**Work to complete:** Produce an exact transcription of the listing below, omitting the pictures.

# # # #

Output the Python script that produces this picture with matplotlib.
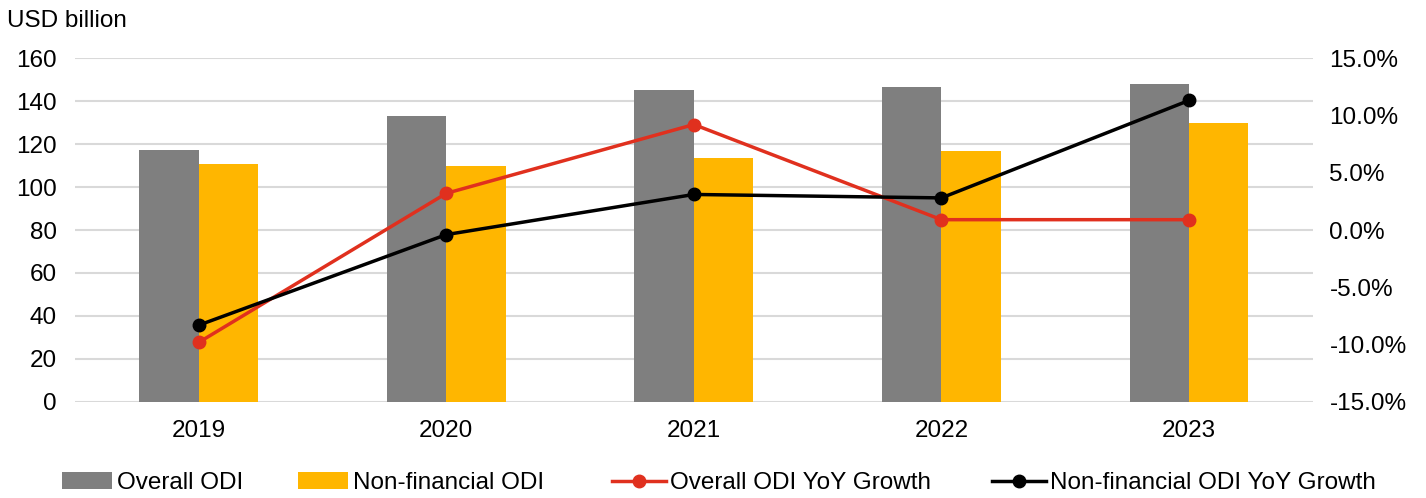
import matplotlib
matplotlib.use("Agg")
import matplotlib.pyplot as plt
from matplotlib.ticker import FuncFormatter
import numpy as np

plt.rcParams['font.family'] = ['Liberation Sans', 'DejaVu Sans']

years = ["2019", "2020", "2021", "2022", "2023"]
overall_odi = [117.0, 133.0, 145.0, 146.5, 147.9]
nonfin_odi = [110.5, 109.8, 113.5, 116.7, 129.8]
overall_yoy = [-9.8, 3.2, 9.2, 0.9, 0.9]
nonfin_yoy = [-8.3, -0.4, 3.1, 2.8, 11.3]

FS = 17.5
fig = plt.figure(figsize=(14.26, 4.98), dpi=100)
ax = fig.add_axes([0.0526, 0.1928, 0.868, 0.6907])
x = np.arange(len(years))
w = 0.24
ax.bar(x - w/2, overall_odi, w, color="#7F7F7F", label="Overall ODI", zorder=2)
ax.bar(x + w/2, nonfin_odi, w, color="#FFB600", label="Non-financial ODI", zorder=2)
ax.set_ylim(0, 160)
ax.set_yticks(range(0, 161, 20))
ax.set_xlim(-0.5, len(years) - 0.5)
ax.set_xticks(x)
ax.set_xticklabels(years)
ax.grid(axis='y', color="#D9D9D9", linewidth=1.5, zorder=0)
ax.set_axisbelow(True)
for s in ax.spines.values():
    s.set_visible(False)
ax.tick_params(length=0, labelsize=FS)
ax.tick_params(axis='x', pad=13)
ax.tick_params(axis='y', pad=13)

ax2 = ax.twinx()
ax2.plot(x, overall_yoy, color="#E0301E", linewidth=2.5, marker='o', markersize=9,
         label="Overall ODI YoY Growth", zorder=3)
ax2.plot(x, nonfin_yoy, color="#000000", linewidth=2.5, marker='o', markersize=9,
         label="Non-financial ODI YoY Growth", zorder=3)
ax2.set_ylim(-15, 15)
ax2.set_yticks(range(-15, 16, 5))
ax2.yaxis.set_major_formatter(FuncFormatter(lambda v, p: f"{v:.1f}%"))
for s in ax2.spines.values():
    s.set_visible(False)
ax2.tick_params(length=0, labelsize=FS, pad=12)

fig.text(0.005, 0.958, "USD billion", fontsize=FS, ha='left', va='center')

h1, l1 = ax.get_legend_handles_labels()
h2, l2 = ax2.get_legend_handles_labels()
leg_x = [0.0435, 0.2090, 0.4292, 0.6957]
hlen = [2.05, 2.05, 2.2, 2.2]
for h, l, lx, hl in zip(h1 + h2, l1 + l2, leg_x, hlen):
    fig.legend([h], [l], loc='center left', bbox_to_anchor=(lx, 0.03),
               frameon=False, fontsize=FS, handlelength=hl, handletextpad=0.2,
               borderpad=0, borderaxespad=0)

fig.savefig("out.png", dpi=100)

# # # #

**Response:**
Output the Python script that produces this picture with matplotlib.
import matplotlib
matplotlib.use("Agg")
import matplotlib.pyplot as plt
from matplotlib.ticker import FuncFormatter
import numpy as np

plt.rcParams['font.family'] = ['Liberation Sans', 'DejaVu Sans']

years = ["2019", "2020", "2021", "2022", "2023"]
overall_odi = [117.0, 133.0, 145.0, 146.5, 147.9]
nonfin_odi = [110.5, 109.8, 113.5, 116.7, 129.8]
overall_yoy = [-9.8, 3.2, 9.2, 0.9, 0.9]
nonfin_yoy = [-8.3, -0.4, 3.1, 2.8, 11.3]

FS = 17.5
fig = plt.figure(figsize=(14.26, 4.98), dpi=100)
ax = fig.add_axes([0.0526, 0.1928, 0.868, 0.6907])
x = np.arange(len(years))
w = 0.24
ax.bar(x - w/2, overall_odi, w, color="#7F7F7F", label="Overall ODI", zorder=2)
ax.bar(x + w/2, nonfin_odi, w, color="#FFB600", label="Non-financial ODI", zorder=2)
ax.set_ylim(0, 160)
ax.set_yticks(range(0, 161, 20))
ax.set_xlim(-0.5, len(years) - 0.5)
ax.set_xticks(x)
ax.set_xticklabels(years)
ax.grid(axis='y', color="#D9D9D9", linewidth=1.5, zorder=0)
ax.set_axisbelow(True)
for s in ax.spines.values():
    s.set_visible(False)
ax.tick_params(length=0, labelsize=FS)
ax.tick_params(axis='x', pad=13)
ax.tick_params(axis='y', pad=13)

ax2 = ax.twinx()
ax2.plot(x, overall_yoy, color="#E0301E", linewidth=2.5, marker='o', markersize=9,
         label="Overall ODI YoY Growth", zorder=3)
ax2.plot(x, nonfin_yoy, color="#000000", linewidth=2.5, marker='o', markersize=9,
         label="Non-financial ODI YoY Growth", zorder=3)
ax2.set_ylim(-15, 15)
ax2.set_yticks(range(-15, 16, 5))
ax2.yaxis.set_major_formatter(FuncFormatter(lambda v, p: f"{v:.1f}%"))
for s in ax2.spines.values():
    s.set_visible(False)
ax2.tick_params(length=0, labelsize=FS, pad=12)

fig.text(0.005, 0.958, "USD billion", fontsize=FS, ha='left', va='center')

h1, l1 = ax.get_legend_handles_labels()
h2, l2 = ax2.get_legend_handles_labels()
leg_x = [0.0435, 0.2090, 0.4292, 0.6957]
hlen = [2.05, 2.05, 2.2, 2.2]
for h, l, lx, hl in zip(h1 + h2, l1 + l2, leg_x, hlen):
    fig.legend([h], [l], loc='center left', bbox_to_anchor=(lx, 0.03),
               frameon=False, fontsize=FS, handlelength=hl, handletextpad=0.2,
               borderpad=0, borderaxespad=0)

fig.savefig("out.png", dpi=100)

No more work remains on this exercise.